Climbing Skill Mountain

My classes at Lane Community College end tonight. I’ll give a pep talk in addition to the info on literary agents, submissions and query letters, but some of the students will begin to loosen their grip on writing as soon as the pressure is removed. Especially in book-length writing projects, finishing, keeping up momentum from the 10 week class, is the hardest part. What can writers do to develop their own discipline and commitment to writing? It’s all about climbing Skill Mountain, and here are some tips that work for me:

  • Enlist a buddy. Just like tandem diet or exercise, being accountable to produce writing helps prevent excuses and encourages word count. Join a face-to-face critique group with peers from class or find other writers, through a writer’s organization, at a conference or workshop, or online.
  • Set Goals. Be realistic and take into consideration your day job or other responsibilities. Better to be consistent about writing for 30 minutes each weekday morning than to set yourself up for failure. You can set goals according to time, wordcount, chapter or other strategies. Write down these goals and review once a week.
  • Divvy Up Tasks. I’ve discussed this in other posts, but it makes sense not to combine creating with editing, plot research with marketing, character sketches with big picture analysis. I often assign a different mode for each writing session of the week. Fridays or Mondays, for instance are often interrupted by holidays, so I will do marketing (writing cover letters, getting proposal packages put together and mailed) on these days.
  • Write Something Different. If you’re overwhelmed by rejection letters, suggested revisions or other challenges, start something new. Maybe mix things up–if you haven’t written articles, try one. If you think poetry is your worst area, let yourself write a limerick or two. Try to keep an idea folder for the times you just can’t face your WIP.
  • Don’t Forget to Write Crap. Finally, the farther writers get up the skill mountain, the more apt we are to forget the basics. When I’m concentrating on finding the perfect agent, I might forget that agents are people (well, most are, ha ha) too. If I’m so determined to write well enough to sell my novel, I easily forget to write crap just to get it down, to see what my subconscious thinks or has to say. When the mountain seems too steep and everyone is passing you by, go back to basics: Write crap to get it down, lots of it. Be willing to fix it up, lots of times.

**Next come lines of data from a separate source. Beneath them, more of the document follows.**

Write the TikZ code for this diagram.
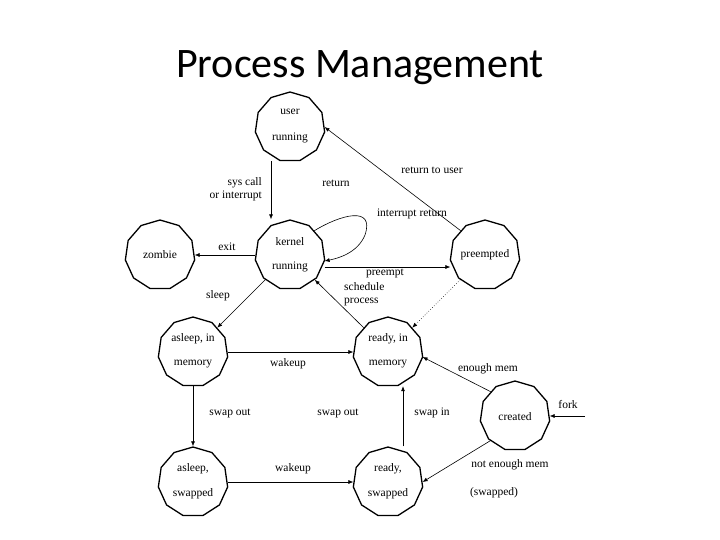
\documentclass[tikz,border=0pt]{standalone}
\usepackage{fontspec}
\setmainfont{Liberation Serif}
\newfontfamily\titlefont{Carlito}
\usetikzlibrary{shapes.geometric,arrows.meta}
\begin{document}
\begin{tikzpicture}[x=1pt,y=-1pt,
  st/.style={draw,line width=1.3pt,regular polygon,regular polygon sides=11,minimum size=70,inner sep=0pt},
  lb/.style={font=\fontsize{11.5}{13}\selectfont,inner sep=1pt},
  ar/.style={-{Latex[length=5pt,width=4pt]},semithick}]
\useasboundingbox (0,0) rectangle (720,540);
\node[font=\titlefont\fontsize{42}{48}\selectfont] (title) at (360,68) {Process Management};
\node[st] (user) at (290,127) {};
\node[st] (kern) at (290,255) {};
\node[st] (zomb) at (160,255) {};
\node[st] (pre) at (485,255) {};
\node[st] (aim) at (193,352) {};
\node[st] (rim) at (388,352) {};
\node[st] (cre) at (515,416) {};
\node[st] (asw) at (193,482) {};
\node[st] (rsw) at (388,482) {};
% node texts
\node[lb] (t1) at (290,112) {user}; \node[lb] (t2) at (290,138) {running};
\node[lb] (t3) at (290,242) {kernel}; \node[lb] (t4) at (290,267) {running};
\node[lb] (t5) at (160,255) {zombie};
\node[lb] (t6) at (485,255) {preempted};
\node[lb] (t7) at (193,339) {asleep, in}; \node[lb] (t8) at (193,364) {memory};
\node[lb] (t9) at (388,339) {ready, in}; \node[lb] (t10) at (388,364) {memory};
\node[lb] (t11) at (515,417) {created};
\node[lb] (t12) at (193,469) {asleep,}; \node[lb] (t13) at (193,494) {swapped};
\node[lb] (t14) at (388,469) {ready,}; \node[lb] (t15) at (388,494) {swapped};
% connectors
\draw[ar] ([xshift=-19]user.south) -- ([xshift=-19]kern.north);
\draw[ar] (pre.north west) -- (user.east);
\draw[ar] (kern.north east) .. controls (340,215) and (375,205) .. (365,235) .. controls (358,252) and (340,258) .. ([yshift=-6]kern.east);
\draw[ar] ([yshift=-12]kern.east) -- ([yshift=-12]pre.west);
\draw[ar] (kern.west) -- (zomb.east);
\draw[ar] (kern.south west) -- (aim.north east);
\draw[ar] (rim.north west) -- (kern.south east);
\draw[ar,dotted] (pre.south west) -- (rim.north east);
\draw[ar] (aim.east) -- (rim.west);
\draw[ar] (aim.south) -- (asw.north);
\draw[ar] ([xshift=15]rsw.north) -- ([xshift=15]rim.south);
\draw[ar] (cre.north west) -- ([yshift=-5]rim.east);
\draw[ar] (cre.south west) -- (rsw.east);
\draw[ar] (asw.east) -- (rsw.west);
\coordinate (fk) at (585,416);
\draw[ar] (fk) -- (cre.east);
% labels
\node[lb,anchor=east] (l1) at (263,183) {sys call};
\node[lb,anchor=east] (l2) at (263,196) {or interrupt};
\node[lb] (l3) at (336,183) {return};
\node[lb] (l4) at (432,170) {return to user};
\node[lb] (l5) at (412,214) {interrupt return};
\node[lb] (l6) at (227,247) {exit};
\node[lb] (l7) at (385,273) {preempt};
\node[lb] (l8) at (218,296) {sleep};
\node[lb,anchor=west,align=left,font=\fontsize{11.5}{12.5}\selectfont] (l9) at (343,294) {schedule\\process};
\node[lb] (l11) at (288,364) {wakeup};
\node[lb] (l12) at (488,369) {enough mem};
\node[lb] (l13) at (230,413) {swap out};
\node[lb] (l14) at (338,413) {swap out};
\node[lb] (l15) at (432,413) {swap in};
\node[lb] (l16) at (568,405) {fork};
\node[lb] (l17) at (293,469) {wakeup};
\node[lb] (l18) at (510,465) {not enough mem};
\node[lb] (l19) at (494,493) {(swapped)};
\end{tikzpicture}
\end{document}
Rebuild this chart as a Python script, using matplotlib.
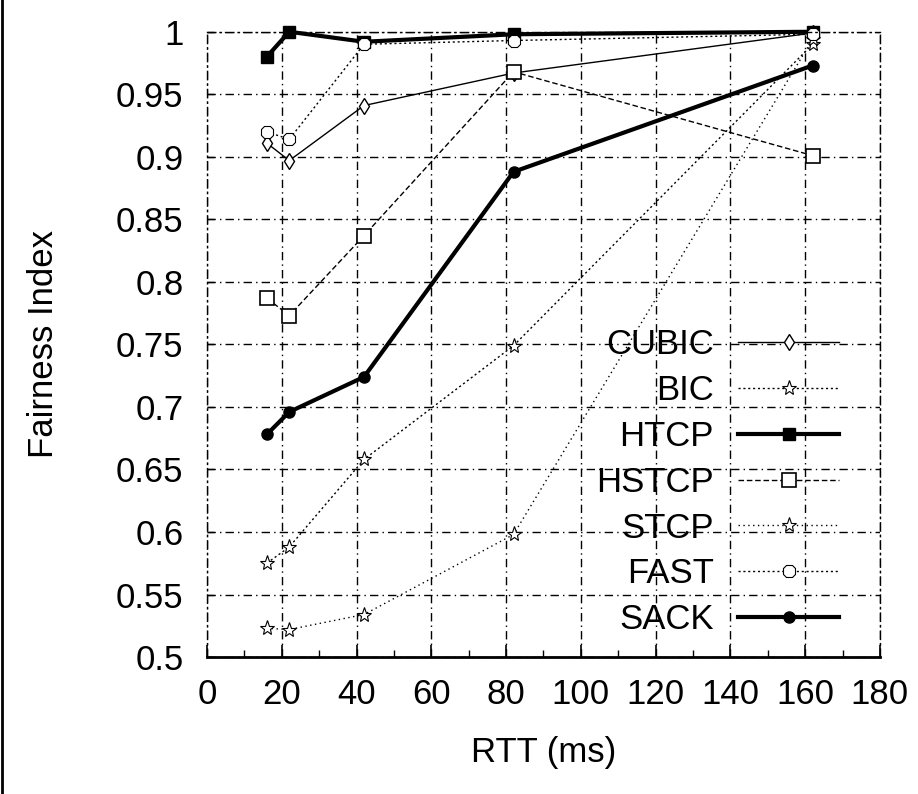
import numpy as np
import matplotlib
matplotlib.use("Agg")
import matplotlib.pyplot as plt
from matplotlib.lines import Line2D

plt.rcParams['font.family'] = ['Liberation Sans', 'DejaVu Sans']

# RTT values (ms) and fairness index per protocol
rtt = [16, 22, 42, 82, 162]
cubic = [0.911, 0.897, 0.941, 0.967, 0.999]
bic = [0.575, 0.588, 0.658, 0.749, 0.990]
htcp = [0.980, 1.000, 0.992, 0.998, 1.000]
hstcp = [0.787, 0.773, 0.837, 0.968, 0.901]
stcp = [0.523, 0.522, 0.534, 0.598, 0.994]
fast = [0.920, 0.914, 0.990, 0.993, 0.998]
sack = [0.678, 0.696, 0.724, 0.888, 0.973]

names = ["CUBIC", "BIC", "HTCP", "HSTCP", "STCP", "FAST", "SACK"]
series = [cubic, bic, htcp, hstcp, stcp, fast, sack]

x_ticks = [0, 20, 40, 60, 80, 100, 120, 140, 160, 180]
y_ticks = [0.5, 0.55, 0.6, 0.65, 0.7, 0.75, 0.8, 0.85, 0.9, 0.95, 1.0]
y_labels = ["0.5", "0.55", "0.6", "0.65", "0.7", "0.75", "0.8", "0.85", "0.9", "0.95", "1"]

styles = [
    dict(ls="-", lw=1.0, marker="d", ms=8, mfc="white", mew=1.0),
    dict(ls=(0, (1.5, 2)), lw=1.0, marker="*", ms=11, mfc="white", mew=0.8),
    dict(ls="-", lw=3.0, marker="s", ms=9, mfc="black", mew=1.0),
    dict(ls=(0, (4, 2)), lw=1.0, marker="s", ms=10, mfc="white", mew=1.2),
    dict(ls=(0, (1, 2.5)), lw=1.0, marker="*", ms=11, mfc="white", mew=0.8),
    dict(ls=(0, (1.5, 2)), lw=1.0, marker="8", ms=10, mfc="white", mew=0.8),
    dict(ls="-", lw=3.0, marker="o", ms=8, mfc="black", mew=1.0),
]

fig = plt.figure(figsize=(9.18, 7.94), dpi=100)
ax = fig.add_axes([0.2255, 0.1725, 0.733, 0.7875])

for name, vals, st in zip(names, series, styles):
    ax.plot(rtt, vals, color="black", label=name, clip_on=False, **st)

ax.set_xlim(0, 180)
ax.set_ylim(0.5, 1.0)
ax.set_xticks(x_ticks)
ax.set_xticks(np.arange(10, 180, 20), minor=True)
ax.set_yticks(y_ticks)
ax.set_yticklabels(y_labels)
ax.tick_params(axis="both", which="both", direction="in", labelsize=25, color="black")
ax.tick_params(axis="x", which="major", length=9, width=1.2, pad=15)
ax.tick_params(axis="x", which="minor", length=5, width=1.0)
ax.tick_params(axis="y", which="major", length=5, width=1.0, pad=17)

ax.grid(True, which="major", color="black", lw=1.0, ls=(0, (6, 3, 1, 3)))
for side in ["top", "right", "left"]:
    ax.spines[side].set_linestyle((0, (6, 3, 1, 3)))
    ax.spines[side].set_linewidth(1.0)
ax.spines["bottom"].set_linewidth(2.0)

ax.set_xlabel("RTT (ms)", fontsize=25, labelpad=18)
ax.set_ylabel("Fairness Index", fontsize=25, labelpad=40)

leg = ax.legend(loc="lower right", bbox_to_anchor=(0.97, 0.0), frameon=False,
                markerfirst=False, fontsize=25, handlelength=2.9,
                labelspacing=0.37, handletextpad=0.7, borderaxespad=0.2)

fig.add_artist(Line2D([0.002, 0.002], [0, 1], color="black", lw=2, transform=fig.transFigure))

fig.savefig("out.png", dpi=100)
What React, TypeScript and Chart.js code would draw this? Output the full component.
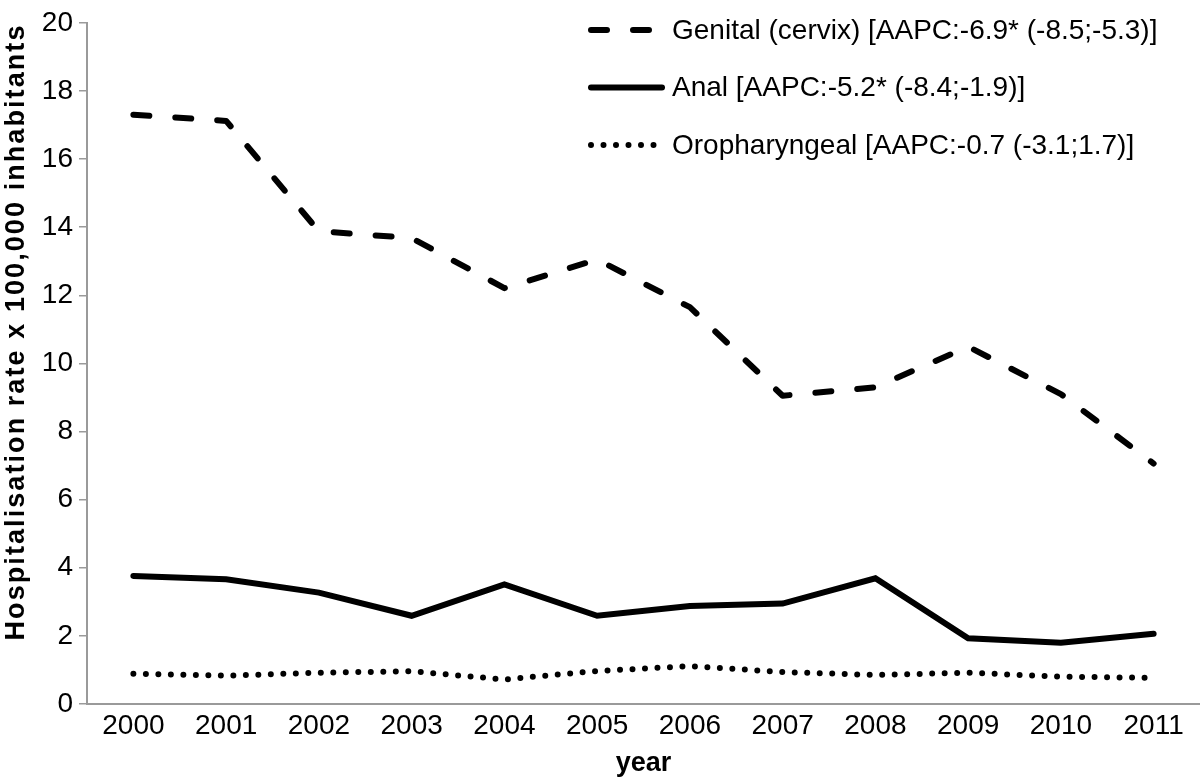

Most writers have to scale Skill Mountain, and that takes time. Sometimes you slip a little, sometimes you don’t feel like trying anymore. Don’t give up. Keep writing. Enjoy the view.

About Linda S. Clare

I'm an author, speaker, writing coach and mentor. I teach both fiction and nonfiction writing at Lane Community College and in the doctoral program as expert writing advisor for George Fox University. I love helping writers improve their craft and I'm both an avid reader and writer of stories about those with wounded hearts.

1 comments on “Climbing Skill Mountain

  1. Hi Linda,
    I enjoyed class tonight. So did my tummy.
    It was great to see the class pull together as well as it did. Seemed like it took longer than last term, but it was sad to say good bye to all tonight. I will really miss Thurs. night class.
    You do a great job. Hope you enjoy a little break.